Perhaps not for your ds, but definately for you with wine - it just has to be Blackadder.
Baldrick: No, the thing is: The way I see it, these days there's a war on,
right? and, ages ago, there wasn't a war on, right? So, there must
have been a moment when there not being a war on went away, right?
and there being a war on came along. So, what I want to know is:
How did we get from the one case of affairs to the other case of
affairs?
Edmund: Do you mean "How did the war start?"
Baldrick: Yeah.
George: The war started because of the vile Hun and his villainous empire-
building.
Edmund: George, the British Empire at present covers a quarter of the globe,
while the German Empire consists of a small sausage factory in
Tanganyika. I hardly think that we can be entirely absolved of blame
on the imperialistic front.
George: Oh, no, sir, absolutely not. (aside, to Baldick) Mad as a bicycle!
Baldrick: I heard that it started when a bloke called Archie Duke shot an
ostrich 'cause he was hungry.
Edmund: I think you mean it started when the Archduke of Austro-Hungary got
shot.
Baldrick: Nah, there was definitely an ostrich involved, sir.
Edmund: Well, possibly.

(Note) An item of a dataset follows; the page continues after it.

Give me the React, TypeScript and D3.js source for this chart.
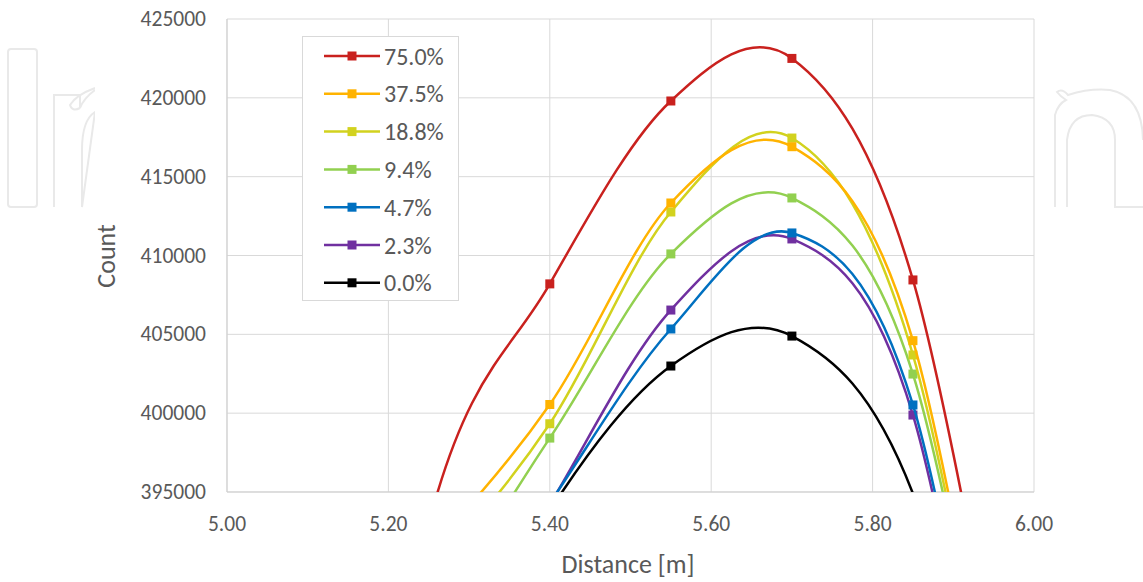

But the real reason for the whole thing was that it
was too much effort not to have a war.
George: By (Gum? [it's not `God']) this is interesting; I always loved
history -- The Battle of Hastings, Henry VIII and his six knives,
all that.
Edmund: You see, Baldrick, in order to prevent war in Europe, two superblocs
developed: us, the French and the Russians on one side, and the
Germans and Austro-Hungary on the other. The idea was to have two
vast opposing armies, each acting as the other's deterrent. That way
there could never be a war.
Baldrick: But this is a sort of a war, isn't it, sir?
Edmund: Yes, that's right. You see, there was a tiny flaw in the plan.
George: What was that, sir?
Edmund: It was bollocks.
Baldrick: So the poor old ostrich died for nothing.